The OEE of 80% says the line runs well when scheduled. The TEEP of 38% says nearly two thirds of the calendar is unused. If demand rises, adding a third shift is likely cheaper than buying a second machine, and the TEEP number is what makes that visible.

When to use TEEP

  • Capacity planning. Before approving capital for new equipment, check TEEP. Spare calendar capacity is cheaper to use than to buy.
  • Investment cases. A capex request to add a machine is stronger or weaker depending on whether existing TEEP shows headroom.
  • Bottleneck decisions. On a constraint asset, low TEEP points to scheduling fixes before engineering ones. See downtime versus uptime for the availability side.

Common mistakes

  • Using TEEP for daily management. It is a capacity metric. Driving operators against TEEP punishes them for scheduling decisions they do not control. OEE is the floor-level number.
  • Confusing low TEEP with poor performance. A line can have world-class OEE and low TEEP simply because demand does not require more shifts. That is not a problem, it is a choice.
  • Ignoring the utilization term. TEEP without an honest utilization figure is just OEE with extra steps.

How Fabrico fits

Fabrico measures OEE from automatically captured production and downtime data, and because it tracks the full calendar of each asset, the utilization term needed for TEEP comes from the same source rather than a separate spreadsheet. That means OEE for the floor and TEEP for capacity decisions both rest on the same trustworthy data. Fabrico is built and hosted in the EU with data residency in mind and is ISO 27001 certified. To see your real capacity headroom, book a demo.

Related reading

To turn this into a tool decision, see our overview of the best production monitoring systems.

Frequently asked questions

What is the difference between OEE and TEEP?

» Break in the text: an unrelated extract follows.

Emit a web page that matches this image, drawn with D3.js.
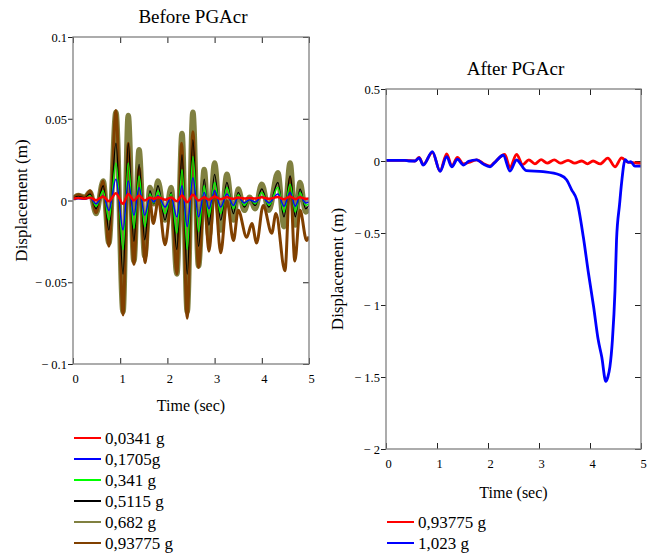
<!DOCTYPE html>
<html>
<head>
<meta charset="utf-8">
<script src="https://cdn.jsdelivr.net/npm/d3@7"></script>
<style>
body { margin: 0; background: #fff; }
svg text { font-family: "Liberation Serif", "Times New Roman", "DejaVu Serif", serif !important; fill: #000; }
</style>
</head>
<body>
<div id="chart"></div>
<script>
/*global d3*/
// données : [temps (s), déplacement (m)]
var xTicks = [0, 1, 2, 3, 4, 5];
var yTicksBefore = [0.1, 0.05, 0, -0.05, -0.1];
var yTicksAfter = [0.5, 0, -0.5, -1, -1.5, -2];

var legendBefore = ["0,0341 g", "0,1705g", "0,341 g", "0,5115 g", "0,682 g", "0,93775 g"];
var legendAfter = ["0,93775 g", "1,023 g"];

var pga0682 = [[0, .001], [.11, .003], [.25, .002], [.36, .005], [.49, -.008], [.64, .012], [.76, -.026],
  [.91, .054], [1.06, -.068], [1.17, .052], [1.29, -.037], [1.40, .031], [1.52, -.034], [1.63, .008],
  [1.71, -.002], [1.80, .012], [1.95, -.012], [2.08, .008], [2.20, -.045], [2.31, .041], [2.42, -.068],
  [2.54, .054], [2.66, -.040], [2.78, .019], [2.88, -.022], [3.00, .023], [3.13, -.018], [3.26, .016],
  [3.40, -.012], [3.50, .007], [3.63, -.006], [3.74, .002], [3.86, -.005], [4.00, .010], [4.15, -.006],
  [4.34, .017], [4.47, -.016], [4.60, .023], [4.71, -.015], [4.81, .011], [4.93, -.007], [5.0, -.005]];

var pga093775 = [[0, .0015], [.11, .0035], [.25, .002], [.36, .006], [.49, -.0075], [.64, .012], [.76, -.028],
  [.91, .055], [1.06, -.070], [1.17, .035], [1.29, -.039], [1.40, .020], [1.53, -.038], [1.63, .000],
  [1.70, -.014], [1.76, -.006], [1.80, .002], [1.95, -.027], [2.09, .000], [2.20, -.045], [2.30, .035],
  [2.42, -.072], [2.54, .042], [2.66, -.041], [2.78, .002], [2.88, -.031], [3.00, .006], [3.13, -.032],
  [3.26, .000], [3.40, -.0245], [3.50, -.006], [3.68, -.0225], [3.79, -.014], [3.89, -.026], [4.03, -.003],
  [4.21, -.020], [4.30, -.008], [4.49, -.043], [4.60, .014], [4.70, -.037], [4.81, -.006], [4.95, -.0245],
  [5.0, -.022]];

var pga05115 = [[0, .001], [.11, .0025], [.25, .0015], [.36, .004], [.49, -.005], [.64, .009], [.76, -.018],
  [.91, .035], [1.06, -.045], [1.17, .035], [1.29, -.025], [1.40, .022], [1.52, -.024], [1.63, .006],
  [1.71, -.002], [1.80, .009], [1.95, -.012], [2.08, .005], [2.20, -.030], [2.31, .028], [2.42, -.045],
  [2.54, .037], [2.66, -.028], [2.78, .013], [2.88, -.015], [3.00, .016], [3.13, -.012], [3.26, .011],
  [3.40, -.008], [3.50, .005], [3.63, -.004], [3.74, .001], [3.86, -.003], [4.00, .007], [4.15, -.004],
  [4.34, .011], [4.47, -.010], [4.60, .015], [4.71, -.010], [4.81, .007], [4.93, -.005], [5.0, -.003]];

var pga0341 = [[0, .0008], [.11, .0018], [.25, .001], [.36, .003], [.49, -.0035], [.64, .006], [.76, -.012],
  [.91, .023], [1.06, -.030], [1.17, .023], [1.29, -.017], [1.40, .015], [1.52, -.016], [1.63, .004],
  [1.71, -.0015], [1.80, .006], [1.95, -.008], [2.08, .004], [2.20, -.020], [2.31, .019], [2.42, -.030],
  [2.54, .027], [2.66, -.019], [2.78, .009], [2.88, -.010], [3.00, .011], [3.13, -.008], [3.26, .008],
  [3.40, -.005], [3.50, .0035], [3.63, -.003], [3.74, .001], [3.86, -.002], [4.00, .005], [4.15, -.003],
  [4.34, .008], [4.47, -.007], [4.60, .010], [4.71, -.007], [4.81, .005], [4.93, -.003], [5.0, -.002]];

var pga01705 = [[0, .0005], [.11, .001], [.25, .0007], [.36, .0015], [.49, -.002], [.64, .003], [.76, -.006],
  [.91, .013], [1.06, -.018], [1.17, .012], [1.29, -.009], [1.40, .008], [1.52, -.009], [1.63, .002],
  [1.71, -.001], [1.80, .003], [1.95, -.004], [2.08, .002], [2.20, -.010], [2.31, .009], [2.42, -.016],
  [2.54, .014], [2.66, -.010], [2.78, .005], [2.88, -.005], [3.00, .006], [3.13, -.004], [3.26, .004],
  [3.40, -.003], [3.50, .002], [3.63, -.0015], [3.74, .0005], [3.86, -.001], [4.00, .0025], [4.15, -.0015],
  [4.34, .004], [4.47, -.0035], [4.60, .005], [4.71, -.0035], [4.81, .0025], [4.93, -.0015], [5.0, -.001]];

var pga00341 = [[0, .001], [.11, .0015], [.25, .0012], [.36, .0018], [.49, .0002], [.64, .0025], [.76, -.0005],
  [.91, .0045], [1.06, -.002], [1.17, .004], [1.29, .000], [1.40, .003], [1.52, .000], [1.63, .0018],
  [1.71, .001], [1.80, .002], [1.95, .0005], [2.08, .0018], [2.20, -.0005], [2.31, .003], [2.42, -.001],
  [2.54, .0035], [2.66, .000], [2.78, .002], [2.88, .0005], [3.00, .0025], [3.13, .0008], [3.26, .002],
  [3.40, .001], [3.50, .0018], [3.63, .0012], [3.74, .0015], [3.86, .0012], [4.00, .002], [4.15, .001],
  [4.34, .0022], [4.47, .0008], [4.60, .0025], [4.71, .0008], [4.81, .002], [4.93, .001], [5.0, .0012]];

var after093775 = [[0, .005], [.37, .005], [.57, .0], [.65, .025], [.73, -.025], [.91, .06], [1.06, -.07],
  [1.19, .05], [1.29, -.035], [1.40, .025], [1.52, -.02], [1.62, -.01], [1.78, .008], [1.90, -.015],
  [2.04, -.035], [2.12, -.012], [2.33, .045], [2.43, -.045], [2.56, .045], [2.68, -.025], [2.80, .008],
  [2.92, -.02], [3.04, .01], [3.16, -.015], [3.30, .008], [3.42, -.015], [3.57, .005], [3.70, -.015],
  [3.84, .0], [3.95, -.02], [4.06, .0], [4.20, -.02], [4.35, .02], [4.49, -.04], [4.62, .022],
  [4.72, -.005], [4.82, -.012], [5.0, -.016]];

var after1023 = [[0, .005], [.37, .005], [.45, .0], [.57, .0], [.65, .022], [.73, -.028], [.91, .065],
  [1.06, -.072], [1.19, .03], [1.29, -.04], [1.40, .012], [1.52, -.028], [1.62, -.002], [1.78, .008],
  [1.90, -.02], [2.04, -.04], [2.12, -.015], [2.30, .04], [2.43, -.07], [2.56, .007], [2.75, -.067],
  [3.08, -.074], [3.41, -.097], [3.54, -.13], [3.64, -.2], [3.74, -.27], [3.87, -.53], [3.97, -.78],
  [4.07, -1.01], [4.16, -1.24], [4.23, -1.36], [4.31, -1.53], [4.35, -1.5], [4.39, -1.43], [4.44, -1.24],
  [4.49, -.9], [4.52, -.55], [4.58, -.3], [4.62, -.15], [4.69, .01], [4.75, -.01], [4.80, -.005],
  [4.88, -.035], [5.0, -.035]];

var serif = "'Liberation Serif', 'Times New Roman', 'DejaVu Serif', serif";
var totalWidth = 658, totalHeight = 554;
var svg = d3.select("#chart").append("svg")
    .attr("width", totalWidth)
    .attr("height", totalHeight)
    .attr("font-family", serif)
    .style("background", "#fff");

function minus(d) {
    return d < 0 ? "\u2212 " + Math.abs(d) : String(d);
}

function panel(p) {
    var x = d3.scaleLinear().domain([0, 5]).range([p.left, p.right]),
        y = d3.scaleLinear().domain(p.yDomain).range([p.bottom, p.top]);

    // axes : graduations vers l'intérieur sauf à gauche
    var g = svg.append("g");
    var left = g.append("g")
        .attr("transform", "translate(" + p.left + ",0)")
        .call(d3.axisLeft(y).tickValues(p.yTicks).tickFormat(minus).tickSize(5).tickPadding(1));
    g.append("g")
        .attr("transform", "translate(" + p.right + ",0)")
        .call(d3.axisRight(y).tickValues(p.yTicks).tickFormat("").tickSize(-6));
    var bottom = g.append("g")
        .attr("transform", "translate(0," + p.bottom + ")")
        .call(d3.axisBottom(x).tickValues(xTicks).tickFormat(d3.format("d")).tickSize(-6).tickPadding(10));
    g.append("g")
        .attr("transform", "translate(0," + p.top + ")")
        .call(d3.axisTop(x).tickValues(xTicks).tickFormat("").tickSize(-6));
    g.selectAll(".domain").remove();
    g.selectAll("g").attr("font-family", serif).attr("font-size", 12.5);
    g.selectAll(".tick line").attr("stroke", "#222").attr("stroke-width", 1);
    left.selectAll("text").attr("dy", "0.36em");
    bottom.selectAll("text").attr("dx", 2);

    // tracés
    var line = d3.line()
        .x(function(d) { return x(d[0]); })
        .y(function(d) { return y(d[1]); })
        .curve(d3.curveMonotoneX);
    var clip = "clip" + p.id;
    svg.append("clipPath").attr("id", clip)
        .append("rect").attr("x", p.left).attr("y", p.top)
        .attr("width", p.right - p.left).attr("height", p.bottom - p.top);
    var traces = svg.append("g").attr("clip-path", "url(#" + clip + ")");
    p.series.forEach(function(s) {
        traces.append("path")
            .datum(s.data)
            .attr("fill", "none")
            .attr("stroke", s.color)
            .attr("stroke-width", s.width)
            .attr("stroke-linejoin", "round")
            .attr("d", line);
    });

    // cadre
    svg.append("rect")
        .attr("x", p.left).attr("y", p.top)
        .attr("width", p.right - p.left).attr("height", p.bottom - p.top)
        .attr("fill", "none").attr("stroke", "#808080").attr("stroke-width", 1.3);

    // titres
    var cx = (p.left + p.right) / 2;
    svg.append("text").attr("x", cx + 2).attr("y", p.titleY)
        .attr("text-anchor", "middle").attr("font-size", 19).text(p.title);
    svg.append("text").attr("x", cx).attr("y", p.xLabelY)
        .attr("text-anchor", "middle").attr("font-size", 16).text("Time (sec)");
    svg.append("text")
        .attr("transform", "translate(" + p.yLabelX + "," + ((p.top + p.bottom) / 2) + ") rotate(-90)")
        .attr("text-anchor", "middle").attr("font-size", 17).text("Displacement (m)");

    // légende
    p.legend.forEach(function(l, i) {
        var ly = p.legendY + i * 21;
        svg.append("line")
            .attr("x1", p.legendX).attr("x2", p.legendX + 27)
            .attr("y1", ly).attr("y2", ly)
            .attr("stroke", l.color).attr("stroke-width", 2);
        svg.append("text")
            .attr("x", p.legendX + 31).attr("y", ly + 6)
            .attr("font-size", 17).text(l.label);
    });
}

var before = [
    {data: pga0682, color: "#808040", width: 5.5},
    {data: pga093775, color: "#804000", width: 3},
    {data: pga05115, color: "#000000", width: 1.4},
    {data: pga0341, color: "#00ff00", width: 1.4},
    {data: pga01705, color: "#0000ff", width: 1.4},
    {data: pga00341, color: "#ff0000", width: 2.5}
];
var beforeColors = ["#ff0000", "#0000ff", "#00ff00", "#000000", "#808040", "#804000"];

panel({
    id: "a", left: 73, right: 309, top: 37, bottom: 364,
    yDomain: [-0.1, 0.1], yTicks: yTicksBefore,
    series: before,
    title: "Before PGAcr", titleY: 23, xLabelY: 411, yLabelX: 27,
    legendX: 74, legendY: 438,
    legend: legendBefore.map(function(l, i) { return {label: l, color: beforeColors[i]}; })
});

panel({
    id: "b", left: 386, right: 641, top: 89, bottom: 449,
    yDomain: [-2, 0.5], yTicks: yTicksAfter,
    series: [
        {data: after093775, color: "#ff0000", width: 2.8},
        {data: after1023, color: "#0000ff", width: 2.8}
    ],
    title: "After PGAcr", titleY: 75, xLabelY: 498, yLabelX: 343,
    legendX: 387, legendY: 522,
    legend: [{label: legendAfter[0], color: "#ff0000"}, {label: legendAfter[1], color: "#0000ff"}]
});
</script>
</body>
</html>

OEE measures how effectively equipment runs during scheduled production time. TEEP measures effectiveness against all calendar time, including unscheduled hours, by multiplying OEE by utilization. OEE is operational; TEEP is about total capacity use.

What is a good TEEP score?

There is no universal target, because TEEP depends on how many shifts you choose to run. A plant running one shift by design will have a low TEEP and that may be perfectly fine. Compare TEEP to your own trend and to demand, not to an external benchmark.

How is TEEP calculated?

TEEP = OEE x Utilization. Utilization is scheduled production time divided by all calendar time in the period. So TEEP is effectively OEE measured over the full 24/7 calendar rather than just scheduled hours.

When should we use TEEP instead of OEE?

Use TEEP for strategic capacity and investment questions ("do we have headroom or do we need to buy?"). Use OEE for day-to-day operational management. They answer different questions and work best together.